──────── ENTRIES SUPPLIED ────────
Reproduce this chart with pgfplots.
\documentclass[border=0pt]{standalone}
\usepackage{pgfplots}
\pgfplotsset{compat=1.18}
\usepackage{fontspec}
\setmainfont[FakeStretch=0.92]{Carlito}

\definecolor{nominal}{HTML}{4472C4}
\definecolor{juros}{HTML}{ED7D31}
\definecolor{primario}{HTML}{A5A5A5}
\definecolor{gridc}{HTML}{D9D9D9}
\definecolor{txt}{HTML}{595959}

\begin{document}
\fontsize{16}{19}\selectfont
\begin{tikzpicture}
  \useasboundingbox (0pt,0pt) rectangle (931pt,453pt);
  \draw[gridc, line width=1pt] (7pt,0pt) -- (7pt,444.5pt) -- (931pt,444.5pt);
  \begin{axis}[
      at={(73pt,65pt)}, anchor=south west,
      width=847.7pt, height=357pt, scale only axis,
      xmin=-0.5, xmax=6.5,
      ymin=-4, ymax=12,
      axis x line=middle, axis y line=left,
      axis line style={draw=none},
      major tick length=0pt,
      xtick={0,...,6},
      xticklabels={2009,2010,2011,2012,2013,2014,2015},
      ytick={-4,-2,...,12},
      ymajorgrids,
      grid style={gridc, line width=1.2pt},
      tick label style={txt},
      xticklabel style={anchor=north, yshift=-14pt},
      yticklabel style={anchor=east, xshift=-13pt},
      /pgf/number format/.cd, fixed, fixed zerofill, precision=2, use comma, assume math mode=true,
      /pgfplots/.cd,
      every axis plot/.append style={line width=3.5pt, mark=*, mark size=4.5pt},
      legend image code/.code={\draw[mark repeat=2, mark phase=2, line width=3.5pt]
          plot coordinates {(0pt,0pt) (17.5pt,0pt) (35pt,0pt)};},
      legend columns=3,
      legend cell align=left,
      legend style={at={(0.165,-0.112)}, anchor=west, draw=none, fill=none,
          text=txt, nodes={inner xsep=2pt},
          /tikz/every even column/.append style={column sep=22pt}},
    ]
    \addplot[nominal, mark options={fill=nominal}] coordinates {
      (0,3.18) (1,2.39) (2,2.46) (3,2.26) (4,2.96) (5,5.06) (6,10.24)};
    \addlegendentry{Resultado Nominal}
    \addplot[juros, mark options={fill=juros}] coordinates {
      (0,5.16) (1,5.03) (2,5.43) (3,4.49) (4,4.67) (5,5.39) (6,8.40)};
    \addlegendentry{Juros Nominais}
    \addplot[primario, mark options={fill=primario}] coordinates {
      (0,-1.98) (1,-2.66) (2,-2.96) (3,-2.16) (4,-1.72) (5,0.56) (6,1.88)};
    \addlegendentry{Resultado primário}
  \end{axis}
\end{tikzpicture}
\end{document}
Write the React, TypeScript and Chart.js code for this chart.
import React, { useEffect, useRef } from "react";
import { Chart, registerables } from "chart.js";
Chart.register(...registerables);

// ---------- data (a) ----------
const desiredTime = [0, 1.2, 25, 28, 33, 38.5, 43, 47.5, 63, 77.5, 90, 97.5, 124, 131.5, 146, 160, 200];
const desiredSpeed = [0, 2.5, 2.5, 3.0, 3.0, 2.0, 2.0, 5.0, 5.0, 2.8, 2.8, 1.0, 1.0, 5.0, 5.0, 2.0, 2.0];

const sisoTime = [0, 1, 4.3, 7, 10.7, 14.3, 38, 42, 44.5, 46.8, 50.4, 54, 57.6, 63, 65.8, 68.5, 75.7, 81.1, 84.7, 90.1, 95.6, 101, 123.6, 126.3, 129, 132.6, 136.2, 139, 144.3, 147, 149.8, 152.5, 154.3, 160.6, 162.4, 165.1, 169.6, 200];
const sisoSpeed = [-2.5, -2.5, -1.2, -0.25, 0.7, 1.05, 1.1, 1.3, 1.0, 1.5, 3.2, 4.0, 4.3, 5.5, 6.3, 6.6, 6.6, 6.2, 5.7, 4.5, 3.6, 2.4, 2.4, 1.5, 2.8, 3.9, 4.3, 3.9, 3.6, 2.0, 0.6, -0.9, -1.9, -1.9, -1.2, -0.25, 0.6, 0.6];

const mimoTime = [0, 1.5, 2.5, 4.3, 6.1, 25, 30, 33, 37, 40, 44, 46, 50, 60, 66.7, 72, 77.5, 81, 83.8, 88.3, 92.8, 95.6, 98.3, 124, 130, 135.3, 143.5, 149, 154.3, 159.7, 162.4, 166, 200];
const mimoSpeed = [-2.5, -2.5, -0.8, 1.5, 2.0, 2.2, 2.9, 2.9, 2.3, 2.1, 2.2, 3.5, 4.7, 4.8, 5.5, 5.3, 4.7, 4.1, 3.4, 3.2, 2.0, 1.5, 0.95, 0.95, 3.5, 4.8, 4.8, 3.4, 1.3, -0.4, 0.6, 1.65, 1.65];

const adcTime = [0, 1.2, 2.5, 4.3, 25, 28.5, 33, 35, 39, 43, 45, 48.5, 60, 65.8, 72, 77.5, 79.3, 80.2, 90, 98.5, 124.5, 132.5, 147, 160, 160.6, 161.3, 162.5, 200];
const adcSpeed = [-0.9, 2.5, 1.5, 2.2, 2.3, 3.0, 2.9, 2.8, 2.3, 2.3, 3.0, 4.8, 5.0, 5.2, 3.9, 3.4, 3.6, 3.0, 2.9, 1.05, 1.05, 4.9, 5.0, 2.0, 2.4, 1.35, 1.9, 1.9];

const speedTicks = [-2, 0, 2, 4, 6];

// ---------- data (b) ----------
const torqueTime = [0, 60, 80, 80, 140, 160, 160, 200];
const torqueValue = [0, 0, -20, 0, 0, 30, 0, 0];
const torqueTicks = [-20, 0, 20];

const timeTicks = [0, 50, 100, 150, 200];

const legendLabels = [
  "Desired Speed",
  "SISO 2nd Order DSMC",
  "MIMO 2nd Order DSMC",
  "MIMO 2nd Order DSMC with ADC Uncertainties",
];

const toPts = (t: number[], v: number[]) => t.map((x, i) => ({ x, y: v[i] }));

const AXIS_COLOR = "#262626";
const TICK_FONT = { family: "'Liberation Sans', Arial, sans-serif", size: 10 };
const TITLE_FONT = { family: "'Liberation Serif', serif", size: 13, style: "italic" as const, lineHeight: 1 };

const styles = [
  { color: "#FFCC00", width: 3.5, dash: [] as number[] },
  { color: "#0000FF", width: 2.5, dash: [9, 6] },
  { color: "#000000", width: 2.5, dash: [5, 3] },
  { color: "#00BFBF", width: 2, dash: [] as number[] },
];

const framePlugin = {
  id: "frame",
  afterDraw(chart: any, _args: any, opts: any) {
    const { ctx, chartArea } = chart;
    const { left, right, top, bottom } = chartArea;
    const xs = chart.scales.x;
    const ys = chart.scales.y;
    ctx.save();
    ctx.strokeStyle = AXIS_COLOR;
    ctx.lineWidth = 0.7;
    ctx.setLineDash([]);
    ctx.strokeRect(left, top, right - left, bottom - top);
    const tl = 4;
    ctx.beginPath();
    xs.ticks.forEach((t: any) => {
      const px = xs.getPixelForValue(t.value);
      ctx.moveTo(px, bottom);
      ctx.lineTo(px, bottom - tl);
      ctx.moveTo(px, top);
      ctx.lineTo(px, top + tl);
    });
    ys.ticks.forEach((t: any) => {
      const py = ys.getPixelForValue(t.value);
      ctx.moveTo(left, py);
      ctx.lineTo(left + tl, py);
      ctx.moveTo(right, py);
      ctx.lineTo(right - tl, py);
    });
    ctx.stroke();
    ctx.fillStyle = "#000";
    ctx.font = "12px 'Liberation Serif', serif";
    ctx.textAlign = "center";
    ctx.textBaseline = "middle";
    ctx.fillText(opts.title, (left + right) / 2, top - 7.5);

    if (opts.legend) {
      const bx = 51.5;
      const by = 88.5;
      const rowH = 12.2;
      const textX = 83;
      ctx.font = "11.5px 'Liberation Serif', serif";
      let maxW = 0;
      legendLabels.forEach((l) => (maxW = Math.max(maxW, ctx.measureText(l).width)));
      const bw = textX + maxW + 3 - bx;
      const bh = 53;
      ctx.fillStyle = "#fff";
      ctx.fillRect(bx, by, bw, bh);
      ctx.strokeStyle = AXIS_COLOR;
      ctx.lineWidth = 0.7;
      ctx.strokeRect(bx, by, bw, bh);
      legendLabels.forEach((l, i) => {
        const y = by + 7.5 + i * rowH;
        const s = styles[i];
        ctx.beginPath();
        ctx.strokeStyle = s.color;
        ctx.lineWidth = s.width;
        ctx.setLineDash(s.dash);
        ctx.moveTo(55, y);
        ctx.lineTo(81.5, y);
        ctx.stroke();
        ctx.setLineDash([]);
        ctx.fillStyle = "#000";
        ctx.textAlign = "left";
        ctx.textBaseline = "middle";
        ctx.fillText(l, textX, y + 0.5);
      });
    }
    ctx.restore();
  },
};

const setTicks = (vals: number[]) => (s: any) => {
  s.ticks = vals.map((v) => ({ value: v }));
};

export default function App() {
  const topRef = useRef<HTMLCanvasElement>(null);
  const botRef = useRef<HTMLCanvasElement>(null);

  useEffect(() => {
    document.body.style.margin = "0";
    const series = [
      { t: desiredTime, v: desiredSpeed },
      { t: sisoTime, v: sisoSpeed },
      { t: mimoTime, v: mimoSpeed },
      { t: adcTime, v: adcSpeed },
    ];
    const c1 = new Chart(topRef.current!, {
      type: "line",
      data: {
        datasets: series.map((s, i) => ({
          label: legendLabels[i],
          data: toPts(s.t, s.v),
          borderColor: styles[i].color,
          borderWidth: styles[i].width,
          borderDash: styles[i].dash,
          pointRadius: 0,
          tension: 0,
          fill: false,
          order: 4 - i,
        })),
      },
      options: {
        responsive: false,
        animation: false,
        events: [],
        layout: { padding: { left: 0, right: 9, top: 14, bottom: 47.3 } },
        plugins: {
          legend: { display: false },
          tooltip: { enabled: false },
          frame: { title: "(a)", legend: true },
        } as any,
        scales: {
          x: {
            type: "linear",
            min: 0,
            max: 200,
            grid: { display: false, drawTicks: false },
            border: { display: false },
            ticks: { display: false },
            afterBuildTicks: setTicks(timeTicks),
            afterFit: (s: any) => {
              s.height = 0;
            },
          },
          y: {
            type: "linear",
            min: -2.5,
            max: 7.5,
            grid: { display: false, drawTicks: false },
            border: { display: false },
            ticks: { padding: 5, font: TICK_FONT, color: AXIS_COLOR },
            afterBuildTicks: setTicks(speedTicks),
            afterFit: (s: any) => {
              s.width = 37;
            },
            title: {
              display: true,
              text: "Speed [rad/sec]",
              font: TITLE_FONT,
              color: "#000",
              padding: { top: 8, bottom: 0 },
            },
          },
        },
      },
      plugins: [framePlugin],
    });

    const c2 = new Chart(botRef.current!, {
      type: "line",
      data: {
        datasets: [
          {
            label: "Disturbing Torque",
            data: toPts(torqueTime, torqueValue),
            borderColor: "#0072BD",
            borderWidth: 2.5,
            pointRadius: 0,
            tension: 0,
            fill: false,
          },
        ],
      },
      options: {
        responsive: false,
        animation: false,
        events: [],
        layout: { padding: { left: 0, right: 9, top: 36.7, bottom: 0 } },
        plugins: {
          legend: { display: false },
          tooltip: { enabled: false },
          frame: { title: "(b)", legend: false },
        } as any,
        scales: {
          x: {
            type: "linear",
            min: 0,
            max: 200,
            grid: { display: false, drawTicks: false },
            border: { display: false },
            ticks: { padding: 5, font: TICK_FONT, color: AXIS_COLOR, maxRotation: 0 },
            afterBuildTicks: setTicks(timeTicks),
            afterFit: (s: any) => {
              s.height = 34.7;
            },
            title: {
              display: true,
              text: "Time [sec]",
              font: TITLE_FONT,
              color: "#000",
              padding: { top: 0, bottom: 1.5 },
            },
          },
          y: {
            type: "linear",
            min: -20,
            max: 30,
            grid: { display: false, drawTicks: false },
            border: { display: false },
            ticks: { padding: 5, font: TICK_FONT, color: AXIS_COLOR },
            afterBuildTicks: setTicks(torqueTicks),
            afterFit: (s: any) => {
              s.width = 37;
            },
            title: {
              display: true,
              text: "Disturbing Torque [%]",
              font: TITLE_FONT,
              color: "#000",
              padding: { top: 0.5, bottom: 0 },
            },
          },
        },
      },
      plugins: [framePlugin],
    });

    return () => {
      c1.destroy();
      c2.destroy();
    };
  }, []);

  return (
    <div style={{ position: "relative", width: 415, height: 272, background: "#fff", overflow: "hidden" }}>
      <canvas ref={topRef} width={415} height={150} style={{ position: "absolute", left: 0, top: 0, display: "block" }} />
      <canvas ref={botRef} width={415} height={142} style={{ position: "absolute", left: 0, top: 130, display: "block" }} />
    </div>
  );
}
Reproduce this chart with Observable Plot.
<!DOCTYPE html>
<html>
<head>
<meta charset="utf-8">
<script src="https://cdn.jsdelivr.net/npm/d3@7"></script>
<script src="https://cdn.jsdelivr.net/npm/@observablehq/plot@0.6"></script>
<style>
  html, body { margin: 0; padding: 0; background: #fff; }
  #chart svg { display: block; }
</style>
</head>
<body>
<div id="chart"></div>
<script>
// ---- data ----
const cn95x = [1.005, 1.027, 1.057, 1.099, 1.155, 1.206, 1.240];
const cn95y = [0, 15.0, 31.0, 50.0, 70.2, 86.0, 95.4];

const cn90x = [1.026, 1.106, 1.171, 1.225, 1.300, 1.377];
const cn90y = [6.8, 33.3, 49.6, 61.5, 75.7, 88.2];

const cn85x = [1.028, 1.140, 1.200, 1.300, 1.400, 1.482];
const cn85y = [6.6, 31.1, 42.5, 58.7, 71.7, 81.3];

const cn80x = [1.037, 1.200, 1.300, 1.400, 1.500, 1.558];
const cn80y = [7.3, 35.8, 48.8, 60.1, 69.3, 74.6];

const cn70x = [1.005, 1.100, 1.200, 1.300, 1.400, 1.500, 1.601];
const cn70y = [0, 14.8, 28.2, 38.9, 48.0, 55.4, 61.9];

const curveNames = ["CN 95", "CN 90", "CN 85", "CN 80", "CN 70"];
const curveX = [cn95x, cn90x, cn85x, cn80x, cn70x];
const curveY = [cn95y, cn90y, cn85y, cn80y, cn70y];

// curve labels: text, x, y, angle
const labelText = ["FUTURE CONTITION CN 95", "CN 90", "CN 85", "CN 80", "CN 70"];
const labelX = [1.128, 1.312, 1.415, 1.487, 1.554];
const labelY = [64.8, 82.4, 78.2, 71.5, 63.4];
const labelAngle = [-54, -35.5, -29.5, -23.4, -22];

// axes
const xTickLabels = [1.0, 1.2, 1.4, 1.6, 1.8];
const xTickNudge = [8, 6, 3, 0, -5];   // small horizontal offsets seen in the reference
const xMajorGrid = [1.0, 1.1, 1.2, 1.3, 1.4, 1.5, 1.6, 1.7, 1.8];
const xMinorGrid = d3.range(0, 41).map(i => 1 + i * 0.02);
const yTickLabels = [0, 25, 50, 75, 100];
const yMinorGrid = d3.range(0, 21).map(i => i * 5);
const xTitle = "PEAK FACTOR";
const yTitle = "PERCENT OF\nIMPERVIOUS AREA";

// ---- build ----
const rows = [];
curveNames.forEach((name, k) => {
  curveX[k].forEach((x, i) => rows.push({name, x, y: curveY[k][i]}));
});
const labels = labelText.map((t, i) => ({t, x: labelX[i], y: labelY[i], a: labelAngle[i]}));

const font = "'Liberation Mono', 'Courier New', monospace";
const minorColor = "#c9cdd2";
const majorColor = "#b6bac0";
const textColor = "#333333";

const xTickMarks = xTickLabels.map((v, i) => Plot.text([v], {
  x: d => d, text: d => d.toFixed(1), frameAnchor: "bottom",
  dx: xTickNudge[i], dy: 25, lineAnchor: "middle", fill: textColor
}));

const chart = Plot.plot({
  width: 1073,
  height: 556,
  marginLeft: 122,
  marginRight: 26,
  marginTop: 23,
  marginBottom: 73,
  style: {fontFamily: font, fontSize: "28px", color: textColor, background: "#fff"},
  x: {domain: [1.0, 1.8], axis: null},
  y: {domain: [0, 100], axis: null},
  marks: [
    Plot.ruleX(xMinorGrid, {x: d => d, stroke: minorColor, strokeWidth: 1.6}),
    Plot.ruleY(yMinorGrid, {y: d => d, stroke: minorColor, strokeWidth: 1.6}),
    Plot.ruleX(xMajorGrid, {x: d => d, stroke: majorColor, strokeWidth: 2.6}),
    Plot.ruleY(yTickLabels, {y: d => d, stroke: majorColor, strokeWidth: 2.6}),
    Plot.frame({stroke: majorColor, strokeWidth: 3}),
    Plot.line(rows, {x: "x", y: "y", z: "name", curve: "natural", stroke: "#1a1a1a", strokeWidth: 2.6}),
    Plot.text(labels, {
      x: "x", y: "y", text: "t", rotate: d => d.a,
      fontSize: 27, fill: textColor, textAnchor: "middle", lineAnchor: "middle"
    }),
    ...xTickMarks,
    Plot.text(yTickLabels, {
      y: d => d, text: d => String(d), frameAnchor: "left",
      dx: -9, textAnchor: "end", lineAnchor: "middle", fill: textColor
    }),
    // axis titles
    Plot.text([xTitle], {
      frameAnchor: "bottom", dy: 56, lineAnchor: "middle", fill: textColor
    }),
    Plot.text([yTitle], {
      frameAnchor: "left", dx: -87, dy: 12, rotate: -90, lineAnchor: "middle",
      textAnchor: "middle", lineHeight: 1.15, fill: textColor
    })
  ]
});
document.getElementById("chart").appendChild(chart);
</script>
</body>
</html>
────────
### TASK INSTRUCTIONS
Return verbatim the lines that run from the line containing "Write the React, TypeScript" through the line containing "0.6, 1.65, 1.65];", inclusive.

### OUTPUT BELOW
Write the React, TypeScript and Chart.js code for this chart.
import React, { useEffect, useRef } from "react";
import { Chart, registerables } from "chart.js";
Chart.register(...registerables);

// ---------- data (a) ----------
const desiredTime = [0, 1.2, 25, 28, 33, 38.5, 43, 47.5, 63, 77.5, 90, 97.5, 124, 131.5, 146, 160, 200];
const desiredSpeed = [0, 2.5, 2.5, 3.0, 3.0, 2.0, 2.0, 5.0, 5.0, 2.8, 2.8, 1.0, 1.0, 5.0, 5.0, 2.0, 2.0];

const sisoTime = [0, 1, 4.3, 7, 10.7, 14.3, 38, 42, 44.5, 46.8, 50.4, 54, 57.6, 63, 65.8, 68.5, 75.7, 81.1, 84.7, 90.1, 95.6, 101, 123.6, 126.3, 129, 132.6, 136.2, 139, 144.3, 147, 149.8, 152.5, 154.3, 160.6, 162.4, 165.1, 169.6, 200];
const sisoSpeed = [-2.5, -2.5, -1.2, -0.25, 0.7, 1.05, 1.1, 1.3, 1.0, 1.5, 3.2, 4.0, 4.3, 5.5, 6.3, 6.6, 6.6, 6.2, 5.7, 4.5, 3.6, 2.4, 2.4, 1.5, 2.8, 3.9, 4.3, 3.9, 3.6, 2.0, 0.6, -0.9, -1.9, -1.9, -1.2, -0.25, 0.6, 0.6];

const mimoTime = [0, 1.5, 2.5, 4.3, 6.1, 25, 30, 33, 37, 40, 44, 46, 50, 60, 66.7, 72, 77.5, 81, 83.8, 88.3, 92.8, 95.6, 98.3, 124, 130, 135.3, 143.5, 149, 154.3, 159.7, 162.4, 166, 200];
const mimoSpeed = [-2.5, -2.5, -0.8, 1.5, 2.0, 2.2, 2.9, 2.9, 2.3, 2.1, 2.2, 3.5, 4.7, 4.8, 5.5, 5.3, 4.7, 4.1, 3.4, 3.2, 2.0, 1.5, 0.95, 0.95, 3.5, 4.8, 4.8, 3.4, 1.3, -0.4, 0.6, 1.65, 1.65];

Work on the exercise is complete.